**Stated goal**
Starting with the first line of the data below, copy each line up to and including the one containing "ax.spines[s].set_linewidth(1.0)". Pictures stay out.

**Supplied data**

....

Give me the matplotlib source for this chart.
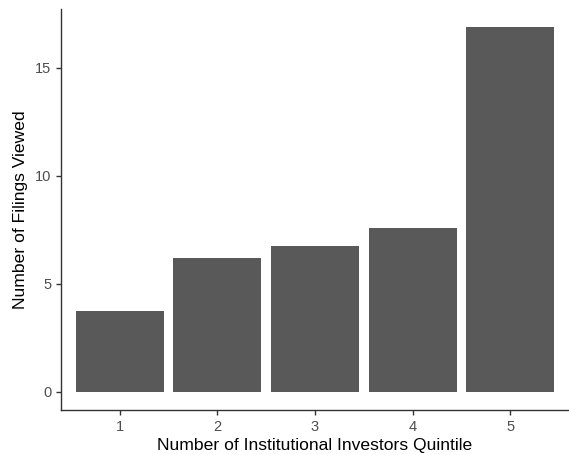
import matplotlib
matplotlib.use('Agg')
import matplotlib.pyplot as plt

quintiles = ['1', '2', '3', '4', '5']
filings_viewed = [3.75, 6.20, 6.75, 7.59, 16.87]

plt.rcParams['font.family'] = ['Liberation Sans', 'DejaVu Sans']

fig = plt.figure(figsize=(5.69, 4.55), dpi=100)
ax = fig.add_axes([61 / 569, 45 / 455, 508 / 569, 401 / 455])

pos = list(range(1, len(quintiles) + 1))
ax.bar(pos, filings_viewed, width=0.9, color='#595959')

ymax = max(filings_viewed)
ax.set_xlim(0.4, len(quintiles) + 0.6)
ax.set_ylim(-0.05 * ymax, ymax * 1.05)
ax.set_xticks(pos)
ax.set_xticklabels(quintiles)
ax.set_yticks([0, 5, 10, 15])

for s in ['top', 'right']:
    ax.spines[s].set_visible(False)
for s in ['left', 'bottom']:
    ax.spines[s].set_color('#333333')
    ax.spines[s].set_linewidth(1.0)

ax.tick_params(axis='both', colors='#333333', labelcolor='#4d4d4d',
               labelsize=10.5, length=3.5, width=1.0)
ax.set_xlabel('Number of Institutional Investors Quintile', fontsize=12.6, color='black', labelpad=3)
ax.set_ylabel('Number of Filings Viewed', fontsize=12.6, color='black', labelpad=5)

fig.savefig('out.png', dpi=100)
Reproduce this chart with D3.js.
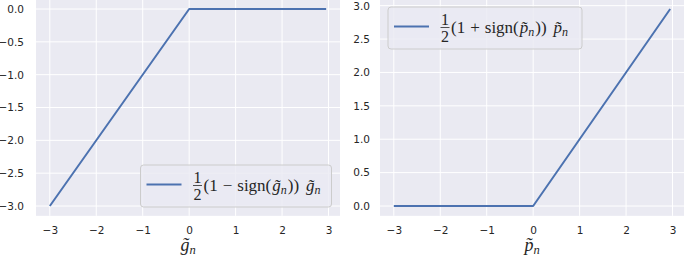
<!DOCTYPE html>
<html>
<head>
<meta charset="utf-8">
<script src="https://cdn.jsdelivr.net/npm/d3@7"></script>
<style>
  html, body { margin: 0; padding: 0; background: #fff; }
  svg { display: block; }
</style>
</head>
<body>
<svg id="chart" width="685" height="257"></svg>
<script>
// Breakpoints of the two piecewise linear curves
const gInput = [-3, 0, 2.95];
const gOutput = [-3, 0, 0];
const pInput = [-3, 0, 2.95];
const pOutput = [0, 0, 2.95];

const xTicks = [-3, -2, -1, 0, 1, 2, 3];
const yTicksLeft = [0, -0.5, -1, -1.5, -2, -2.5, -3];
const yTicksRight = [0, 0.5, 1, 1.5, 2, 2.5, 3];

const line_color = '#4c72b0';
const bg_color = '#eaeaf2';
const tick_color = '#262626';
const tick_font = 'DejaVu Sans';
const math_font = 'Liberation Serif';

const svg = d3.select('#chart');

function drawPanel({ left, xs, ys, xDomain, yDomain, yTicks, tickPad, legend, symbol, sign }) {
  const width = 304;
  const top = -0.85, bottom = 215.85;

  const x = d3.scaleLinear().domain(xDomain).range([left, left + width]);
  const y = d3.scaleLinear().domain(yDomain).range([bottom, top]);

  const g = svg.append('g');

  // Background
  g.append('rect')
    .attr('x', left).attr('y', top)
    .attr('width', width).attr('height', bottom - top)
    .attr('fill', bg_color);

  // Grid
  g.selectAll('.vgrid').data(xTicks).join('line')
    .attr('x1', d => x(d)).attr('x2', d => x(d))
    .attr('y1', top).attr('y2', bottom)
    .attr('stroke', '#fff').attr('stroke-width', 1);
  g.selectAll('.hgrid').data(yTicks).join('line')
    .attr('y1', d => y(d)).attr('y2', d => y(d))
    .attr('x1', left).attr('x2', left + width)
    .attr('stroke', '#fff').attr('stroke-width', 1);

  // Axes (labels only)
  const xAxis = g.append('g')
    .attr('transform', `translate(0,${bottom})`)
    .call(d3.axisBottom(x).tickValues(xTicks).tickSize(0).tickPadding(11).tickFormat(d3.format('d')));
  const yAxis = g.append('g')
    .attr('transform', `translate(${left},0)`)
    .call(d3.axisLeft(y).tickValues(yTicks).tickSize(0).tickPadding(tickPad).tickFormat(d3.format('.1f')));

  [xAxis, yAxis].forEach(a => {
    a.select('.domain').remove();
    a.selectAll('text')
      .attr('fill', tick_color)
      .style('font-family', tick_font)
      .style('font-size', '10.5px');
  });

  // Curve
  const pts = xs.map((v, i) => [v, ys[i]]);
  g.append('path')
    .datum(pts)
    .attr('fill', 'none')
    .attr('stroke', line_color)
    .attr('stroke-width', 2)
    .attr('stroke-linejoin', 'round')
    .attr('d', d3.line().x(d => x(d[0])).y(d => y(d[1])));

  // x label
  const xl = g.append('text')
    .attr('x', left + width / 2)
    .attr('y', 251)
    .attr('text-anchor', 'middle')
    .attr('fill', tick_color)
    .style('font-family', math_font)
    .style('font-size', '18px');
  xl.append('tspan').style('font-style', 'italic').text(symbol + '\u0303');
  xl.append('tspan').style('font-style', 'italic').style('font-size', '12.5px').attr('dy', 3).text('n');

  // Legend
  const lg = g.append('g').attr('transform', `translate(${legend.x},${legend.y})`);
  lg.append('rect')
    .attr('x', 0).attr('y', 0)
    .attr('width', legend.w).attr('height', 42)
    .attr('rx', 3)
    .attr('fill', bg_color).attr('fill-opacity', 0.8)
    .attr('stroke', '#cccccc').attr('stroke-width', 1);
  lg.append('line')
    .attr('x1', 6).attr('x2', 41)
    .attr('y1', 19.5).attr('y2', 19.5)
    .attr('stroke', line_color).attr('stroke-width', 2);

  // 1/2 fraction
  const fx = 57;
  lg.append('text').attr('x', fx).attr('y', 17.5).attr('text-anchor', 'middle')
    .attr('fill', tick_color).style('font-family', math_font).style('font-size', '16px').text('1');
  lg.append('line').attr('x1', fx - 4.5).attr('x2', fx + 4.5).attr('y1', 20.5).attr('y2', 20.5)
    .attr('stroke', tick_color).attr('stroke-width', 0.8);
  lg.append('text').attr('x', fx).attr('y', 34.5).attr('text-anchor', 'middle')
    .attr('fill', tick_color).style('font-family', math_font).style('font-size', '16px').text('2');

  const t = lg.append('text')
    .attr('x', fx + 6).attr('y', 26)
    .attr('fill', tick_color)
    .style('font-family', math_font)
    .style('font-size', '17px');
  t.append('tspan').text('(1');
  t.append('tspan').attr('dx', 5).text(sign);
  t.append('tspan').attr('dx', 5).text('sign(');
  t.append('tspan').attr('dx', 1).style('font-style', 'italic').text(symbol + '\u0303');
  t.append('tspan').style('font-style', 'italic').style('font-size', '12px').attr('dy', 3).text('n');
  t.append('tspan').attr('dx', 1).attr('dy', -3).text('))');
  t.append('tspan').attr('dx', 7).style('font-style', 'italic').text(symbol + '\u0303');
  t.append('tspan').style('font-style', 'italic').style('font-size', '12px').attr('dy', 3).text('n');
}

drawPanel({
  left: 36, xs: gInput, ys: gOutput,
  xDomain: [-3.2975, 3.2475], yDomain: [-3.15, 0.15],
  yTicks: yTicksLeft, tickPad: 12,
  legend: { x: 140.5, y: 165, w: 191 },
  symbol: 'g', sign: '\u2212'
});

drawPanel({
  left: 380, xs: pInput, ys: pOutput,
  xDomain: [-3.2975, 3.2475], yDomain: [-0.1475, 3.0975],
  yTicks: yTicksRight, tickPad: 10,
  legend: { x: 388, y: 7, w: 194 },
  symbol: 'p', sign: '+'
});
</script>
</body>
</html>
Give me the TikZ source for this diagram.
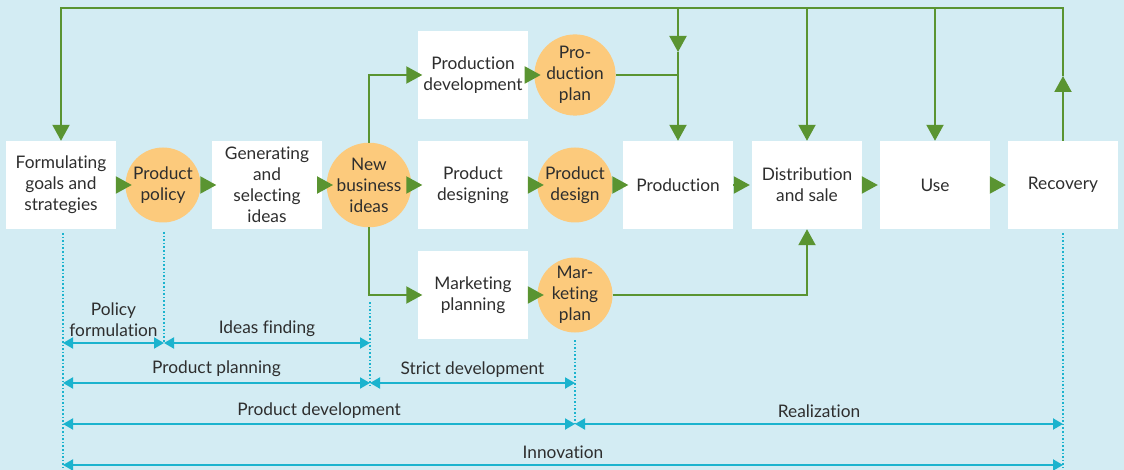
\documentclass[tikz,border=0pt]{standalone}
\usepackage{fontspec}
\setmainfont{Lato}[RawFeature={-liga;-dlig}]
\usetikzlibrary{arrows.meta}
\definecolor{bg}{HTML}{D3ECF3}
\definecolor{gr}{HTML}{5A9431}
\definecolor{cy}{HTML}{1BB3CE}
\definecolor{circfill}{HTML}{FCCA7C}
\definecolor{txt}{HTML}{2E2E2E}
\newcommand\fsz{\fontsize{17.3}{21}\selectfont}
\begin{document}
\begin{tikzpicture}[x=1pt,y=-1pt,
  box/.style={fill=white, minimum width=110pt, minimum height=88pt, inner sep=0pt, align=center, text=txt, font=\fsz},
  circ/.style={circle, fill=circfill, minimum size=75pt, inner sep=0pt, align=center, text=txt, font=\fsz},
  gline/.style={draw=gr, line width=2pt},
  garr/.style={gline, -{Triangle[length=16pt,width=17pt]}},
  b2c/.style={shorten >=-6.5pt},
  c2b/.style={shorten >=-4.5pt},
  b2b/.style={shorten >=2pt},
  dim/.style={draw=cy, line width=2pt, {Triangle[length=10pt,width=11pt]}-{Triangle[length=10pt,width=11pt]}},
  dotl/.style={draw=cy, line width=1.6pt, dotted},
  lab/.style={text=txt, font=\fsz, inner sep=0pt, align=center, above=5pt}]
\useasboundingbox (0,0) rectangle (1124,470);
\fill[bg] (0,0) rectangle (1124,470);

% main row
\node[box]  (form) at (61,185)  {Formulating\\goals and\\strategies};
\node[circ] (pol)  at (163,185) {Product\\policy};
\node[box]  (gen)  at (267,185) {Generating\\and\\selecting\\ideas};
\node[circ] (nbi)  at (369,185) {New\\business\\ideas};
\node[box]  (pdes) at (473,185) {Product\\designing};
\node[circ] (pd)   at (575,185) {Product\\design};
\node[box]  (prod) at (678,185) {Production};
\node[box]  (dist) at (807,185) {Distribution\\and sale};
\node[box]  (use)  at (935,185) {Use};
\node[box]  (rec)  at (1063,185) {Recovery};
% top row
\node[box]  (pdev)  at (473,75) {Production\\development};
\node[circ] (pplan) at (575,75) {Pro-\\duction\\plan};
% bottom row
\node[box]  (mkt)   at (473,295) {Marketing\\planning};
\node[circ] (mplan) at (575,295) {Mar-\\keting\\plan};

% main row arrows
\draw[garr,b2c] (form.east) -- (pol.west);
\draw[garr,c2b] (pol.east) -- (gen.west);
\draw[garr,b2c] (gen.east) -- (nbi.west);
\draw[garr,c2b] (nbi.east) -- (pdes.west);
\draw[garr,b2c] (pdes.east) -- (pd.west);
\draw[garr,shorten >=-5.5pt] (pd.east) -- (prod.west);
\draw[garr,b2b] (prod.east) -- (dist.west);
\draw[garr,b2b] (dist.east) -- (use.west);
\draw[garr,b2b] (use.east) -- (rec.west);

% branches
\draw[garr,c2b] (nbi.north) |- (pdev.west);
\draw[garr,b2c] (pdev.east) -- (pplan.west);
\draw[garr,c2b] (nbi.south) |- (mkt.west);
\draw[garr,b2c] (mkt.east) -- (mplan.west);
\draw[gline] (pplan.east) -- (prod.north |- pplan.east);
\draw[garr] (mplan.east) -| (dist.south);

% feedback loop
\coordinate (tl) at (61,8);
\coordinate (tr) at (1063,8);
\coordinate (ra) at (1063,76);
\coordinate (pa) at (678,52);
\draw[garr] (rec.north) -- (ra);
\draw[garr] (ra) -- (tr) -- (tl) -- (form.north);
\draw[garr] (prod.north |- tl) -- (pa);
\draw[garr] (pa) -- (prod.north);
\draw[garr] (dist.north |- tl) -- (dist.north);
\draw[garr] (use.north |- tl) -- (use.north);

% dimension lines
\coordinate (va) at (63,0);
\coordinate (vb) at (164,0);
\coordinate (vc) at (370,0);
\coordinate (vd) at (575,0);
\coordinate (ve) at (1063,0);
\coordinate (ya) at (0,343);
\coordinate (yb) at (0,383);
\coordinate (yc) at (0,424);
\coordinate (yd) at (0,465);

\draw[dotl] (va |- 0,233) -- (va |- 0,468);
\draw[dotl] (vb |- 0,232) -- (vb |- ya);
\draw[dotl] (vc |- 0,302) -- (vc |- 0,386);
\draw[dotl] (vd |- 0,340) -- (vd |- 0,425);
\draw[dotl] (ve |- 0,233) -- (ve |- 0,468);

\draw[dim] (va |- ya) -- (vb |- ya) node[lab, midway] (l1) {Policy\\formulation};
\draw[dim] (vb |- ya) -- (vc |- ya) node[lab, midway] (l2) {Ideas finding};
\draw[dim] (va |- yb) -- (vc |- yb) node[lab, midway] (l3) {Product planning};
\draw[dim] (vc |- yb) -- (vd |- yb) node[lab, midway] (l4) {Strict development};
\draw[dim] (va |- yc) -- (vd |- yc) node[lab, midway] (l5) {Product development};
\draw[dim] (vd |- yc) -- (ve |- yc) node[lab, midway] (l6) {Realization};
\draw[dim] (va |- yd) -- (ve |- yd) node[lab, midway] (l7) {Innovation};
\end{tikzpicture}
\end{document}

....

**Answer below**
Give me the matplotlib source for this chart.
import matplotlib
matplotlib.use('Agg')
import matplotlib.pyplot as plt

quintiles = ['1', '2', '3', '4', '5']
filings_viewed = [3.75, 6.20, 6.75, 7.59, 16.87]

plt.rcParams['font.family'] = ['Liberation Sans', 'DejaVu Sans']

fig = plt.figure(figsize=(5.69, 4.55), dpi=100)
ax = fig.add_axes([61 / 569, 45 / 455, 508 / 569, 401 / 455])

pos = list(range(1, len(quintiles) + 1))
ax.bar(pos, filings_viewed, width=0.9, color='#595959')

ymax = max(filings_viewed)
ax.set_xlim(0.4, len(quintiles) + 0.6)
ax.set_ylim(-0.05 * ymax, ymax * 1.05)
ax.set_xticks(pos)
ax.set_xticklabels(quintiles)
ax.set_yticks([0, 5, 10, 15])

for s in ['top', 'right']:
    ax.spines[s].set_visible(False)
for s in ['left', 'bottom']:
    ax.spines[s].set_color('#333333')
    ax.spines[s].set_linewidth(1.0)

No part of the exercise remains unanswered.